After the death of Pope John XIV, Boniface once again took hold of the papal throne. He still believed himself to be the only rightful pope, and back-dated his reign to 974.

==Final days==
Little is known of the reign of Boniface VII, but on 20 July 985 he suddenly died. It is possible that he was murdered, but it cannot be confirmed by any known sources. His body was dragged through the streets and stripped naked, ultimately being left beneath Marcus Aurelius's statue in front of the Lateran Palace.

There were undoubtedly many atrocities that Boniface committed in the eleven months he was in power in 984–985, most of which were probably acts of revenge due to his previous exile. It is obvious he had become a stranger to the Roman people, and had most likely even become an inconvenience to his own followers. He was referred to as “Malefatius” instead of Bonifatius, and also “horrendum monstrum” by many, showing the turn of feelings the people of Rome had had.

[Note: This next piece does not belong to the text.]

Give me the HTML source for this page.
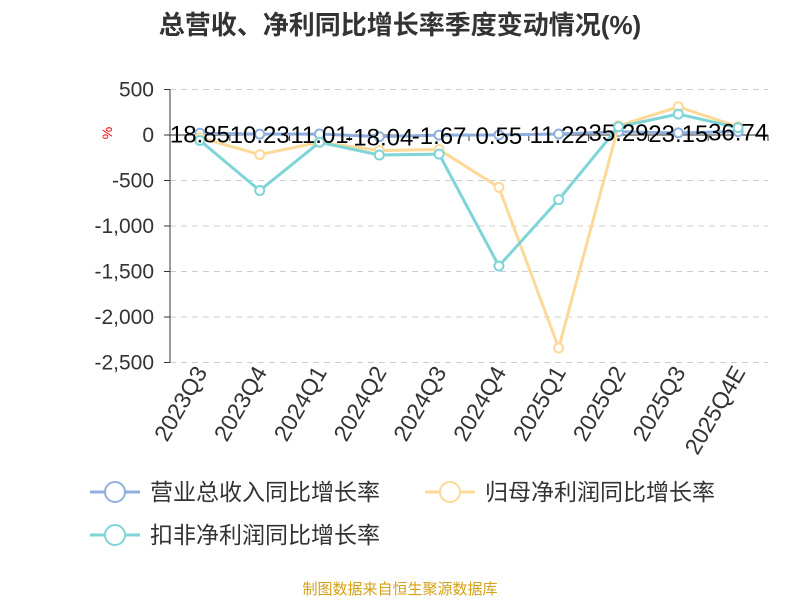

The anti-imperial faction, previously headed by Crescentius and now headed by his two sons, that had helped him rise to his papal status was now not so much Byzantine as it was Roman. They likely overthrew Boniface VII in hopes of seizing control of a vulnerable Rome. After a reign spanning eleven years, in which he overthrew two popes, allowing both to die in Castel Sant’Angelo, Boniface VII was finally dead. The following morning compassionate clerics removed the corpse and gave it a Christian burial.